Andan estos días los vecinos del Barrio de la Asunción de Cieza con la mirada nubosa y el rostro sombrío, indiferentes al bullicio que va creciendo en el regazo de las vísperas de feria. Se diría que el calor que cae a plomo en estos largos sesteros de agosto no termina de templar el soplo de hielo que supuso la noticia del fallecimiento de Manuel Verdejo Miñano. Mito de la Semana Santa ciezana y elemento insustituible del paisanaje castizo del casco histórico de la villa, la ausencia de Manolo deja una herida en la piel identitaria del barrio, marcado para siempre por el carisma magnético y la personalidad cervantina de este enjuto caballero, escapado de otra época y necesario en todos los tiempos.

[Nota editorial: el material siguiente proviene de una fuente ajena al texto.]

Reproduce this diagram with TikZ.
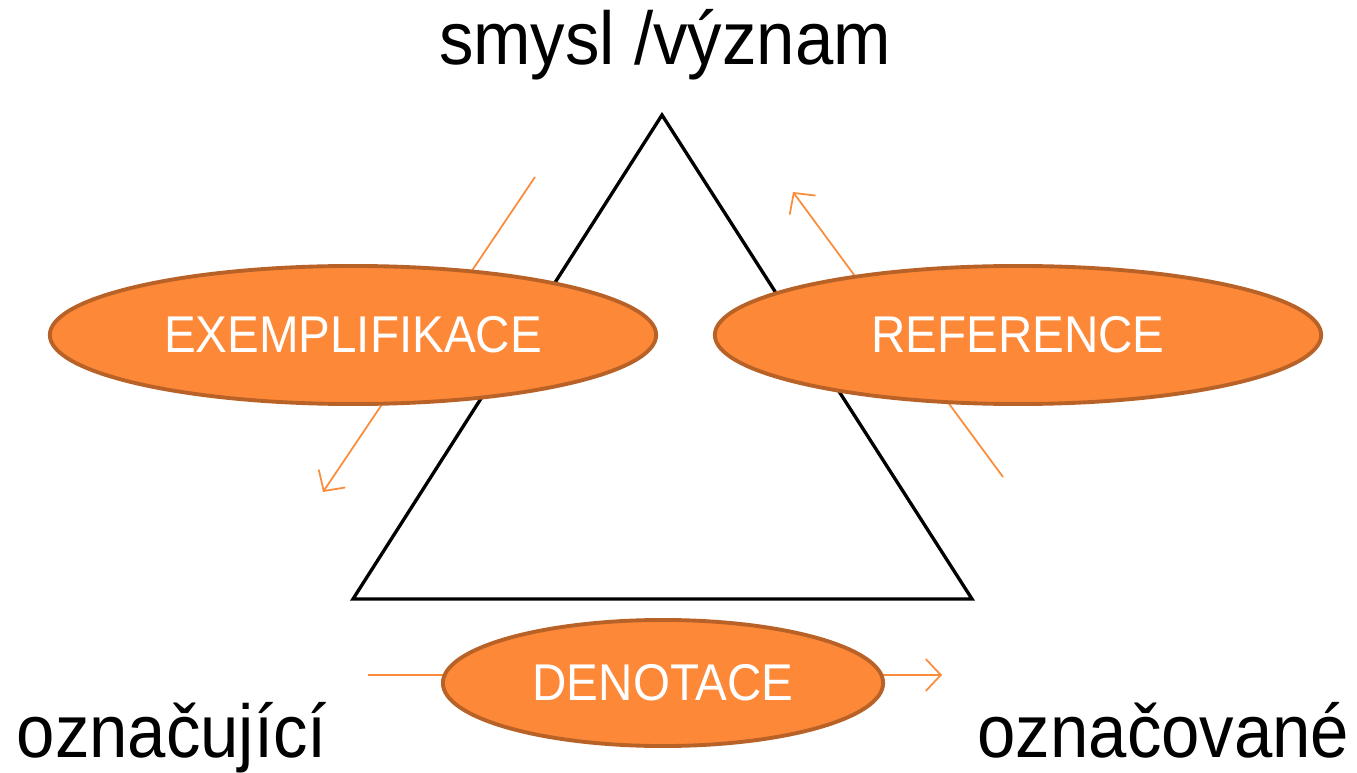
\documentclass[tikz,border=0pt]{standalone}
\usepackage{fontspec}
\setmainfont{Liberation Sans}[FakeStretch=0.92]
\usetikzlibrary{shapes.geometric,arrows.meta}
\definecolor{orfill}{RGB}{253,136,56}
\definecolor{orborder}{RGB}{185,98,40}
\definecolor{orline}{RGB}{250,140,60}
\tikzset{
  bubble/.style={ellipse, fill=orfill, draw=orborder, line width=1.1pt, inner sep=0pt,
    text=white, font=\fontsize{14.7}{17}\selectfont},
  relarrow/.style={draw=orline, line width=0.5pt, -{Straight Barb[length=1.5mm,width=3.2mm]}},
  bigtext/.style={inner sep=0pt, font=\fontsize{21.3}{25}\selectfont},
  tri/.style={draw=black, line width=0.95pt, line join=miter}
}
\begin{document}
\begin{tikzpicture}[x=0.01cm,y=-0.01cm]
\useasboundingbox (0,0) rectangle (1357,773);
% triangle
\coordinate (A) at (662,115);
\coordinate (B) at (353,599);
\coordinate (C) at (972,599);
\draw[tri] (A) -- (B) -- (C) -- cycle;
% arrows
\coordinate (e1) at (535,177);
\coordinate (e2) at (323,492);
\coordinate (r1) at (1003,477);
\coordinate (r2) at (793,192);
\coordinate (d1) at (368,675);
\coordinate (d2) at (942,675);
\draw[relarrow] (e1) -- (e2);
\draw[relarrow] (r1) -- (r2);
\draw[relarrow] (d1) -- (d2);
% bubbles
\node[bubble, minimum width=6.06cm, minimum height=1.38cm] (exe) at (353,335) {EXEMPLIFIKACE};
\node[bubble, minimum width=6.06cm, minimum height=1.38cm] (ref) at (1018,335) {REFERENCE};
\node[bubble, minimum width=4.40cm, minimum height=1.26cm] (den) at (663,683) {DENOTACE};
% labels
\node[bigtext, anchor=base] (top) at (665,65) {smysl /význam};
\node[bigtext, anchor=base west] (left) at (16,757) {označující};
\node[bigtext, anchor=base east] (right) at (1350,757) {označované};
\end{tikzpicture}
\end{document}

Fue maestro de profesión y figura esencial en la formación de tantas generaciones de ciezanos en el colegio Juan Ramón Jiménez, pero su magisterio se extendió lejos de las aulas y lo abarcaba todo con la forma de la ejemplaridad; ya fuera en su fidelidad profesional a la rebotica de la Farmacia de Jordán, en la que trabajó como auxiliar tantas décadas, o en la presidencia de la Cofradía del Santísimo Cristo de la Agonía, un brillante y fecundo periplo de diecisiete años que concluyó con la recordada celebración del 75 aniversario fundacional. No había nada más importante para él que la educación, y de educación se inundaba para tratar con el mundo. Daba igual que llevara una tiza en la mano, que vistiera una bata blanca o que se ciñera un cíngulo sobre la túnica negra: su firmeza de propósito y su inconfundible cordialidad hacían guardia las veinticuatro horas del día para atender alumnos, cofrades o dolientes; todos eran atendidos con idéntica distinción de modos, como si siempre tuviera Manolo delante a la persona más importante del mundo.

Hizo legión de amigos en la familia nazarena, como tantas veces ocurre, y los conservó a todos durante su larga gestión, cosa menos frecuente. Llevó la presidencia con espíritu de servicio y supo rodearse de estupendos colaboradores, con los que fue escribiendo para la Cofradía de la Agonía algunas de las páginas más brillantes de su historia, y cuando llegó el momento, sin el menor aspaviento ni petición de honores, pasó a ser un hermano más con la humildad y el entusiasmo de siempre. Los reconocimientos llegaron, tanto entre los suyos como en la Semana Santa en su conjunto, de la que fue Nazareno del Año en 2007, pero no descompusieron el trazo prudente y amable de su enhiesta figura, siempre a medio fraguar un saludo, siempre dispuesta a estrechar una mano o a recibir con un abrazo a un viejo amigo.

Huérfana de Manolo Verdejo, hoy se antoja la realidad un poco más hosca, más fría, más calculadora y taimada. Se difumina esa pátina de hidalguía de corazón con la que Manolo ennobleció su paso por esta vida. Pero se ve que se le hizo un mundo esperar a otro Jueves Santo, remoto allá en el abril de un año que aún no ha nacido, y ha querido comenzar ya su guardia eterna junto al Cristo de la Agonía. Descansa en paz.